Here’s a quick list that delineates some additional cross-training benefits that a Pilates practice can confer to runners. The benefits include the following:
Pilates can emphasize range of motion. Runners often only run in one plane of motion, so as a result, they’re often not getting access to the full range of motion that their bodies crave. A consequence of this, then, is that some muscles become very strong from overuse -- such as quads -- and other muscles become very weak or no longer fire properly -- such as the hamstrings or glutes -- and they become reliant on other muscles to overcompensate. This set-up can spell quick injury for runners. Supplementing mileage with a Pilates practice will ensure that runners get a full range of motion out of their muscles, even the ones they aren’t using regularly when logging miles.

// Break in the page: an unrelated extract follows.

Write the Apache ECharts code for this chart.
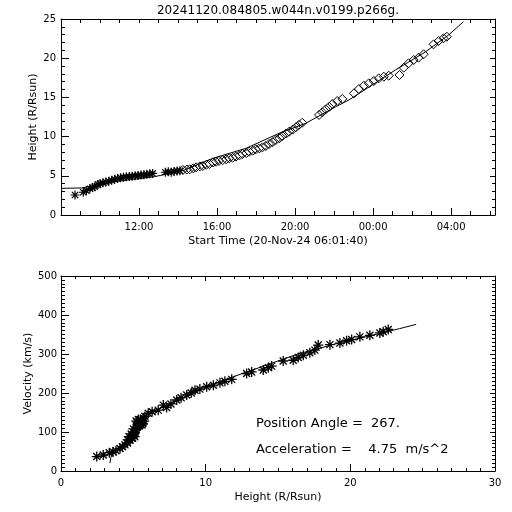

Pilates can help to correct muscular imbalances. Closely related to my above point, a Pilates practice can help to correct muscular imbalances that often result from running in one plane of motion. Most runners’ quads are extremely strong, for example, but their hamstrings leave something to be desired, and their glute muscles often don’t support the body how they should. Pilates can help to correct these imbalances. Pilates often moves more slowly than running, which can allow for runners to really get in and work all their supporting muscles effectively. This will teach the muscles how they should be working when they’re running.
Pilates can do a number for runners’ core strength, which is often sorely lacking. Finally, Pilates has a huge emphasis on core strength, and that’s an enormous component to running. It’s also an area where many runners aren’t as strong as they could or should be. Many people mistakenly think that core strength means focusing on planks or getting a six-pack, and this type of thinking limits their understanding of building core strength in their backs, hips, trunk, and deep ab muscles. Pilates can do a huge number on runners’ core strength which, in turn, can help runners stay stronger, longer.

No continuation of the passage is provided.